Published on Jan 10, 2016
A heat pipe is a device that efficiently transports thermal energy from its one point to the other. It utilizes the latent heat of the vaporized working fluid instead of the sensible heat. As a result, the effective thermal conductivity may be several orders of magnitudes higher than that of the good solid conductors.
A heat pipe consists of a sealed container, a wick structure, a small amount of working fluid that is just sufficient to saturate the wick and it is in equilibrium with its own vapor. The operating pressure inside the heat pipe is the vapor pressure of its working fluid.
The length of the heat pipe can be divided into three parts viz. evaporator section, adiabatic section and condenser section.
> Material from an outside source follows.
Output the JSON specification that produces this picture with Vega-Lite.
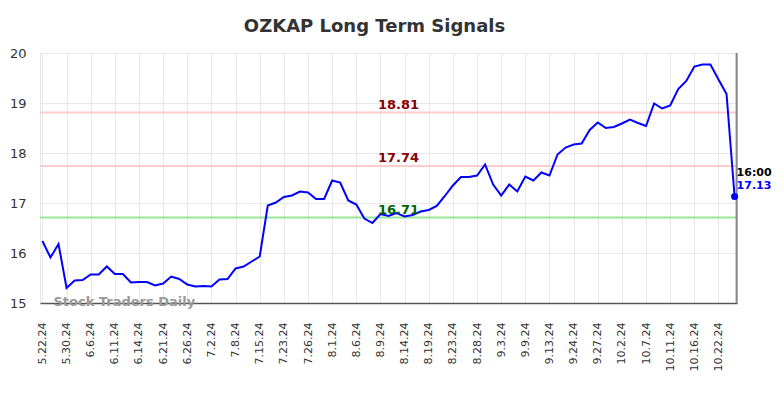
{
  "$schema": "https://vega.github.io/schema/vega-lite/v6.json",
  "width": 697,
  "height": 250,
  "autosize": {"type": "none"},
  "padding": {"left": 40, "top": 53, "right": 47, "bottom": 95},
  "background": "white",
  "config": {
    "font": "DejaVu Sans",
    "view": {"stroke": "#e8e8e8"},
    "axis": {"gridColor": "#e8e8e8", "gridWidth": 1, "labelColor": "#333", "labelFont": "DejaVu Sans"}
  },
  "title": {"text": "OZKAP Long Term Signals", "fontSize": 18, "fontWeight": "bold", "color": "#333", "offset": 11, "dx": -14, "font": "DejaVu Sans"},
  "resolve": {"scale": {"color": "independent"}},
  "datasets": {
    "prices": [
      {"date": "5.22.24", "price": 16.24}, {"date": "5.23.24", "price": 15.91}, {"date": "5.24.24", "price": 16.18},
      {"date": "5.30.24", "price": 15.30}, {"date": "5.31.24", "price": 15.45}, {"date": "6.3.24", "price": 15.46},
      {"date": "6.6.24", "price": 15.57}, {"date": "6.7.24", "price": 15.57}, {"date": "6.10.24", "price": 15.73},
      {"date": "6.11.24", "price": 15.58}, {"date": "6.12.24", "price": 15.58}, {"date": "6.13.24", "price": 15.41},
      {"date": "6.14.24", "price": 15.42}, {"date": "6.17.24", "price": 15.42}, {"date": "6.18.24", "price": 15.35},
      {"date": "6.21.24", "price": 15.39}, {"date": "6.24.24", "price": 15.53}, {"date": "6.25.24", "price": 15.48},
      {"date": "6.26.24", "price": 15.37}, {"date": "6.27.24", "price": 15.33}, {"date": "6.28.24", "price": 15.34},
      {"date": "7.2.24", "price": 15.33}, {"date": "7.3.24", "price": 15.47}, {"date": "7.5.24", "price": 15.48},
      {"date": "7.8.24", "price": 15.69}, {"date": "7.9.24", "price": 15.73}, {"date": "7.10.24", "price": 15.83},
      {"date": "7.15.24", "price": 15.93}, {"date": "7.16.24", "price": 16.95}, {"date": "7.22.24", "price": 17.01},
      {"date": "7.23.24", "price": 17.12}, {"date": "7.24.24", "price": 17.15}, {"date": "7.25.24", "price": 17.23},
      {"date": "7.26.24", "price": 17.21}, {"date": "7.29.24", "price": 17.08}, {"date": "7.31.24", "price": 17.08},
      {"date": "8.1.24", "price": 17.45}, {"date": "8.2.24", "price": 17.41}, {"date": "8.5.24", "price": 17.05},
      {"date": "8.6.24", "price": 16.97}, {"date": "8.7.24", "price": 16.69}, {"date": "8.8.24", "price": 16.60},
      {"date": "8.9.24", "price": 16.78}, {"date": "8.12.24", "price": 16.74}, {"date": "8.13.24", "price": 16.80},
      {"date": "8.14.24", "price": 16.73}, {"date": "8.15.24", "price": 16.76}, {"date": "8.16.24", "price": 16.83},
      {"date": "8.19.24", "price": 16.86}, {"date": "8.20.24", "price": 16.94}, {"date": "8.21.24", "price": 17.14},
      {"date": "8.23.24", "price": 17.35}, {"date": "8.26.24", "price": 17.52}, {"date": "8.27.24", "price": 17.52},
      {"date": "8.28.24", "price": 17.55}, {"date": "8.29.24", "price": 17.77}, {"date": "8.30.24", "price": 17.37},
      {"date": "9.3.24", "price": 17.15}, {"date": "9.4.24", "price": 17.37}, {"date": "9.6.24", "price": 17.23},
      {"date": "9.9.24", "price": 17.53}, {"date": "9.10.24", "price": 17.45}, {"date": "9.11.24", "price": 17.61},
      {"date": "9.13.24", "price": 17.55}, {"date": "9.16.24", "price": 17.97}, {"date": "9.23.24", "price": 18.11},
      {"date": "9.24.24", "price": 18.17}, {"date": "9.25.24", "price": 18.19}, {"date": "9.26.24", "price": 18.46},
      {"date": "9.27.24", "price": 18.61}, {"date": "9.30.24", "price": 18.50}, {"date": "10.1.24", "price": 18.52},
      {"date": "10.2.24", "price": 18.59}, {"date": "10.3.24", "price": 18.67}, {"date": "10.4.24", "price": 18.60},
      {"date": "10.7.24", "price": 18.54}, {"date": "10.8.24", "price": 18.99}, {"date": "10.9.24", "price": 18.89},
      {"date": "10.11.24", "price": 18.95}, {"date": "10.14.24", "price": 19.28}, {"date": "10.15.24", "price": 19.44},
      {"date": "10.16.24", "price": 19.73}, {"date": "10.17.24", "price": 19.77}, {"date": "10.18.24", "price": 19.77},
      {"date": "10.22.24", "price": 19.47}, {"date": "10.23.24", "price": 19.18}, {"date": "10.24.24", "price": 17.13}
    ],
    "levels": [
      {"level": 18.81, "label": "18.81", "kind": "resistance", "date": "8.13.24"},
      {"level": 17.74, "label": "17.74", "kind": "resistance", "date": "8.13.24"},
      {"level": 16.71, "label": "16.71", "kind": "support", "date": "8.13.24"}
    ],
    "last": [{"date": "10.24.24", "price": 17.13, "time": "16:00", "label": "17.13"}],
    "mark": [{"date": "5.22.24", "price": 15, "text": "Stock Traders Daily"}]
  },
  "layer": [
    {
      "data": {"name": "levels"},
      "mark": {"type": "rule", "strokeWidth": 2},
      "encoding": {
        "y": {"field": "level", "type": "quantitative"},
        "color": {"field": "kind", "type": "nominal", "scale": {"domain": ["resistance", "support"], "range": ["#ffcccc", "#99e699"]}, "legend": null}
      }
    },
    {
      "data": {"name": "prices"},
      "mark": {"type": "line", "color": "#0000ff", "strokeWidth": 2},
      "encoding": {
        "x": {
          "field": "date", "type": "ordinal", "sort": null,
          "scale": {"type": "point", "padding": 0.3},
          "axis": {
            "title": null,
            "values": ["5.22.24","5.30.24","6.6.24","6.11.24","6.14.24","6.21.24","6.26.24","7.2.24","7.8.24","7.15.24","7.23.24","7.26.24","8.1.24","8.6.24","8.9.24","8.14.24","8.19.24","8.23.24","8.28.24","9.3.24","9.9.24","9.13.24","9.24.24","9.27.24","10.2.24","10.7.24","10.11.24","10.16.24","10.22.24"],
            "labelAngle": -90, "labelFontSize": 11, "labelPadding": 19, "ticks": false,
            "grid": true, "domainColor": "#555", "domainWidth": 1.5
          }
        },
        "y": {
          "field": "price", "type": "quantitative",
          "scale": {"domain": [15, 20], "nice": false, "zero": false},
          "axis": {"title": null, "values": [15, 16, 17, 18, 19, 20], "labelFontSize": 13, "labelPadding": 14, "ticks": false, "domain": false, "grid": true}
        }
      }
    },
    {
      "data": {"name": "levels"},
      "mark": {"type": "text", "fontSize": 13, "fontWeight": "bold", "baseline": "bottom", "dy": -1, "dx": 2},
      "encoding": {
        "x": {"field": "date", "type": "ordinal", "sort": null},
        "y": {"field": "level", "type": "quantitative"},
        "text": {"field": "label"},
        "color": {"field": "kind", "type": "nominal", "scale": {"domain": ["resistance", "support"], "range": ["#8b0000", "#006400"]}, "legend": null}
      }
    },
    {
      "data": {"name": "last"},
      "mark": {"type": "rule", "color": "#888", "strokeWidth": 2, "xOffset": 2},
      "encoding": {"x": {"field": "date", "type": "ordinal", "sort": null}}
    },
    {
      "data": {"name": "last"},
      "mark": {"type": "circle", "color": "#0000ff", "size": 50, "opacity": 1},
      "encoding": {
        "x": {"field": "date", "type": "ordinal", "sort": null},
        "y": {"field": "price", "type": "quantitative"}
      }
    },
    {
      "data": {"name": "last"},
      "mark": {"type": "text", "fontSize": 11, "fontWeight": "bold", "color": "#000", "align": "left", "dx": 2, "dy": -24},
      "encoding": {
        "x": {"field": "date", "type": "ordinal", "sort": null},
        "y": {"field": "price", "type": "quantitative"},
        "text": {"field": "time"}
      }
    },
    {
      "data": {"name": "last"},
      "mark": {"type": "text", "fontSize": 11, "fontWeight": "bold", "color": "#0000ff", "align": "left", "dx": 2, "dy": -11},
      "encoding": {
        "x": {"field": "date", "type": "ordinal", "sort": null},
        "y": {"field": "price", "type": "quantitative"},
        "text": {"field": "label"}
      }
    },
    {
      "data": {"name": "mark"},
      "mark": {"type": "text", "fontSize": 13, "fontWeight": "bold", "color": "#999", "align": "left", "baseline": "middle", "dx": 11, "dy": -1},
      "encoding": {
        "x": {"field": "date", "type": "ordinal", "sort": null},
        "y": {"field": "price", "type": "quantitative"},
        "text": {"field": "text"}
      }
    }
  ]
}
In a standard heat pipe, the inside of the container is lined with a wicking material. Space for the vapor travel is provided inside the container.
Basic components of a heat pipe
1. The container
2. The working fluid
3. The wick or capillary structure
The first consideration in the identification of the working fluid is the operating vapor temperature range. Within the approximate temperature band, several possible working fluids may exist and a variety of characteristics must be examined in order to determine the most acceptable of these fluids for the application considered.
The prime requirements are:
1. Compatibility with wick and wall materials
2. Good thermal stability
3. Wettability of wick and wall materials
4. High latent heat
5. High thermal conductivity
6. Low liquid and vapor viscosities
7. High surface tension
The wick structure in a heat pipe facilitates liquid return from the evaporator from the condenser. The main purposes of wick are to generate the capillary pressure, and to distribute the liquid around the evaporator section of heat pipe. The commonly used wick structure is a wrapped screen wick.
A typical heat pipe consists of a sealed hollow tube, which is made from a thermoconductive metal such as copper or aluminium. The pipe contains a relatively small quantity of "working fluid" (such as water, ethanol or mercury) with the remainder of the pipe being filled with vapor phase of the working fluid. On the internal side of the tube's side-walls a wick structure exerts a capillary force on the liquid phase of the working fluid. This is typically a sintered metal powder (sintering is a method for making objects from powder, by heating the material until its particles adhere to each other) or a series of grooves etched in the tube's inner surface. The basic idea of the wick is to soak up the coolant.
Heat pipes contain no moving parts and require no maintenance and are completely noiseless. In theory, it is possible that gasses may diffuse through the pipe's walls over time, thus reducing this effeciveness. The vast majority of heat pipes uses either ammonia or water as working fluid. Extreme applications may call for different materials, such as liquid helium (for low temperature applications) or mercury (for extreme high temperature applications). The advantage of heat pipes is their great efficiency in transferring heat. They are actually a better heat conductor than an mass of solid copper.
As previously mentioned there is liquid vapor equilibrium inside the heat pipe. When thermal energy is supplied to the evaporator, this equilibrium breaks down as the working fluid evaporates. The generated vapor is at a higher pressure than the section through the vapor space provided. Vapor condenses giving away its latent heat of vaporization to the heat sink. The capillary pressure created in the menisci of the wick, pumps the condensed fluid back to the evaporator section.
The cycle repeats and the thermal energy is continuously transported from the evaporator to condenser in the form of latent heat of vaporization. When the thermal energy is applied to the evaporator, the liquid recedes into the pores of the wick and thus the menisci at the liquid-vapor interface are highly curved. This phenomenon is shown in figure. At the condenser end, the menisci at the liquid-vapor interface are nearly flat during the condensation due to the difference in the curvature of menisci driving force that circulates the fluid against the liquid and vapor pressure losses and body forces such as gravity.